Fearing a fierce attack from the savages if they should learn that the
"immortal" chief of the whites was dead, Alvaredo had him buried
secretly outside the walls of the camp. But the new-made grave was
suspicious. The prowling Indians might dig it up and discover the noted
form it held. To prevent this, Alvaredo had the body of De Soto dug up
in the night, wrapped it in cloths filled with sand, and dropped it into
the Mississippi, to whose bottom it immediately sank. Thus was the great
river he had discovered made the famous explorer's final resting-place.
With the death of De Soto the work of the explorers was practically at
an end. To the Indians who asked what had become of the Child of the
Sun, Alvaredo answered that he had gone to heaven for a visit, but would
soon return.

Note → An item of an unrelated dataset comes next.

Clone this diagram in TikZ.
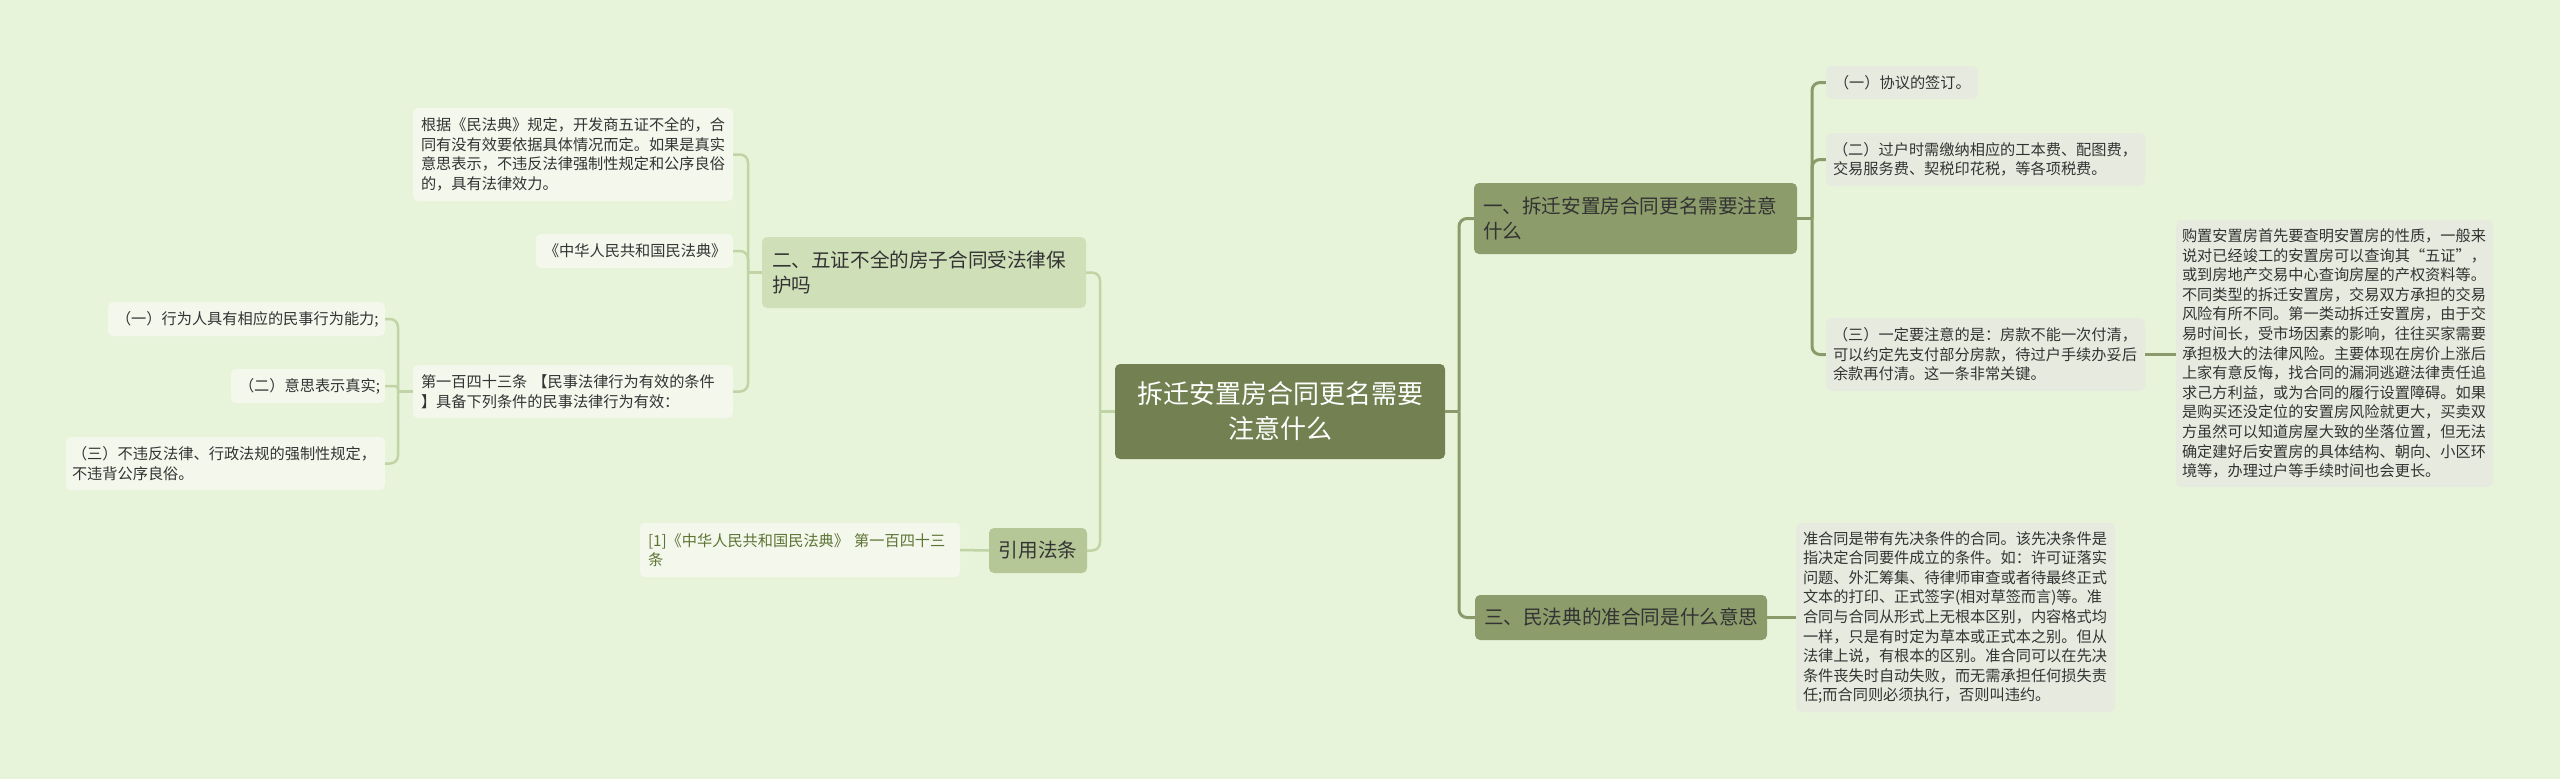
\documentclass[tikz,border=0pt]{standalone}
\usepackage{fontspec}
\setmainfont{Noto Sans CJK SC}
\definecolor{bg}{HTML}{E8F4DA}
\definecolor{rootfill}{HTML}{738152}
\definecolor{midfill}{HTML}{8C9C6B}
\definecolor{lightfill}{HTML}{CFE0B8}
\definecolor{reffill}{HTML}{B5C697}
\definecolor{leafl}{HTML}{F3F7EC}
\definecolor{leafr}{HTML}{E7EBDF}
\definecolor{txt}{HTML}{333333}
\definecolor{linkt}{HTML}{5E7434}
\definecolor{rline}{HTML}{8B9A6B}
\definecolor{lline}{HTML}{C0D4A6}
\newcommand\leaffont{\fontsize{15.2pt}{19.6pt}\selectfont}
\newcommand\brfont{\fontsize{19.6pt}{24.5pt}\selectfont}
\newcommand\rootfont{\fontsize{26pt}{35pt}\selectfont}
\tikzset{
  box/.style={rounded corners=5pt, inner ysep=0pt, anchor=center},
  leafL/.style={box, fill=leafl, text=txt, font=\leaffont, align=left, inner xsep=8pt},
  leafR/.style={box, fill=leafr, text=txt, font=\leaffont, align=left, inner xsep=8pt},
  rootbox/.style={box, fill=rootfill, text=white, font=\rootfont, align=center, inner xsep=10pt},
  midbox/.style={box, fill=midfill, text=txt, font=\brfont, align=left, inner xsep=9pt},
  lightbox/.style={box, fill=lightfill, text=txt, font=\brfont, align=left, inner xsep=10pt},
  refbox/.style={box, fill=reffill, text=txt, font=\brfont, align=center, inner xsep=9pt},
  rconn/.style={draw=rline, line width=3pt, rounded corners=8pt},
  lconn/.style={draw=lline, line width=2.5pt, rounded corners=8pt},
}
\begin{document}
\begin{tikzpicture}[x=1pt,y=-1pt]
\fill[bg] (0,0) rectangle (2560,779);
\useasboundingbox (0,0) rectangle (2560,779);

% root
\node[rootbox, text width=310pt, minimum height=95pt] (root) at (1280,411.5) {拆迁安置房合同更名需要\\注意什么};

% main branches
\node[midbox, text width=305pt, minimum height=71pt] (br1) at (1635.5,218.5) {一、拆迁安置房合同更名需要注意\\什么};
\node[midbox, text width=274pt, minimum height=45pt, align=center] (br3) at (1621,617.5) {三、民法典的准合同是什么意思};
\node[lightbox, text width=304pt, minimum height=71pt] (br2) at (924,272.5) {二、五证不全的房子合同受法律保\\护吗};
\node[refbox, text width=80pt, minimum height=45pt] (brref) at (1038,550.5) {引用法条};

% children of br2
\node[leafL, text width=304pt, minimum height=93pt] (la1) at (573,154.5) {根据《民法典》规定，开发商五证不全的，合\\同有没有效要依据具体情况而定。如果是真实\\意思表示，不违反法律强制性规定和公序良俗\\的，具有法律效力。};
\node[leafL, text width=181pt, minimum height=34pt, align=center] (la2) at (634.5,251) {《中华人民共和国民法典》};
\node[leafL, text width=304pt, minimum height=53pt] (la3) at (573,391.5) {第一百四十三条 【民事法律行为有效的条件\\】具备下列条件的民事法律行为有效：};

% children of la3
\node[leafL, text width=261pt, minimum height=34pt, align=center] (lb1) at (246.5,319) {（一）行为人具有相应的民事行为能力;};
\node[leafL, text width=138pt, minimum height=34pt, align=center] (lb2) at (308,386) {（二）意思表示真实;};
\node[leafL, text width=307pt, minimum height=53pt, inner xsep=6pt] (lb3) at (225.5,463.5) {（三）不违反法律、行政法规的强制性规定，\\不违背公序良俗。};

% child of brref
\node[leafL, text width=304pt, minimum height=54pt, text=linkt] (lref) at (800,550) {[1]《中华人民共和国民法典》 第一百四十三\\条};

% children of br1
\node[leafR, text width=136pt, minimum height=33pt, align=center] (rc1) at (1902,82.5) {（一）协议的签订。};
\node[leafR, text width=305pt, minimum height=53pt, inner xsep=7pt] (rc2) at (1985.5,159.5) {（二）过户时需缴纳相应的工本费、配图费，\\交易服务费、契税印花税，等各项税费。};
\node[leafR, text width=305pt, minimum height=73pt, inner xsep=7pt] (rc3) at (1985.5,354.5) {（三）一定要注意的是：房款不能一次付清，\\可以约定先支付部分房款，待过户手续办妥后\\余款再付清。这一条非常关键。};
\node[leafR, text width=305pt, minimum height=267pt, inner xsep=6pt] (rbig) at (2334.5,353.5) {购置安置房首先要查明安置房的性质，一般来\\说对已经竣工的安置房可以查询其“五证”，\\或到房地产交易中心查询房屋的产权资料等。\\不同类型的拆迁安置房，交易双方承担的交易\\风险有所不同。第一类动拆迁安置房，由于交\\易时间长，受市场因素的影响，往往买家需要\\承担极大的法律风险。主要体现在房价上涨后\\上家有意反悔，找合同的漏洞逃避法律责任追\\求己方利益，或为合同的履行设置障碍。如果\\是购买还没定位的安置房风险就更大，买卖双\\方虽然可以知道房屋大致的坐落位置，但无法\\确定建好后安置房的具体结构、朝向、小区环\\境等，办理过户等手续时间也会更长。};

% child of br3
\node[leafR, text width=305pt, minimum height=189pt, inner xsep=7pt] (rd) at (1955.5,617.5) {准合同是带有先决条件的合同。该先决条件是\\指决定合同要件成立的条件。如：许可证落实\\问题、外汇筹集、待律师审查或者待最终正式\\文本的打印、正式签字(相对草签而言)等。准\\合同与合同从形式上无根本区别，内容格式均\\一样，只是有时定为草本或正式本之别。但从\\法律上说，有根本的区别。准合同可以在先决\\条件丧失时自动失败，而无需承担任何损失责\\任;而合同则必须执行，否则叫违约。};

% junctions
\coordinate (jl) at (1100,411.5);
\coordinate (jr) at (1459,411.5);
\coordinate (j2) at (748,272.5);
\coordinate (j3) at (398,391.5);
\coordinate (j4) at (1812,218.5);

% connectors right
\draw[rconn] (root.east) -- (jr);
\draw[rconn] (jr) |- (br1.west);
\draw[rconn] (jr) |- (br3.west);
\draw[rconn] (br1.east) -- (j4);
\draw[rconn] (j4) |- (rc1.west);
\draw[rconn] (j4) |- (rc2.west);
\draw[rconn] (j4) |- (rc3.west);
\draw[rconn] (rc3.east) -- (rc3.east -| rbig.west);
\draw[rconn] (br3.east) -- (rd.west);

% connectors left
\draw[lconn] (root.west) -- (jl);
\draw[lconn] (jl) |- (br2.east);
\draw[lconn] (jl) |- (brref.east);
\draw[lconn] (br2.west) -- (j2);
\draw[lconn] (j2) |- (la1.east);
\draw[lconn] (j2) |- (la2.east);
\draw[lconn] (j2) |- (la3.east);
\draw[lconn] (la3.west) -- (j3);
\draw[lconn] (j3) |- (lb1.east);
\draw[lconn, rounded corners=3pt] (j3) |- (lb2.east);
\draw[lconn] (j3) |- (lb3.east);
\draw[lconn] (lref.east) -- (brref.west);
\end{tikzpicture}
\end{document}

Then, while the Indians waited this return of the chief,
the camp was broken up and the band set out again on a westward course,
hoping to reach the Pacific coast, whose distance they did not dream.
Months more passed by in hopeless wandering, then back to the great
river they came and spent six months more in building boats, as their
last hope of escape.
On the 2d of July, 1543, the scanty remnant of the once powerful band
embarked on the waters of the great river, and for seventeen days
floated downward, while the Indians on the bank poured arrows on them
incessantly as they passed. Fifty days later a few haggard, half-naked
survivors of De Soto's great expedition landed at the Spanish settlement
of Panuco in Mexico. They had long been given up as lost, and were
received as men risen from the grave.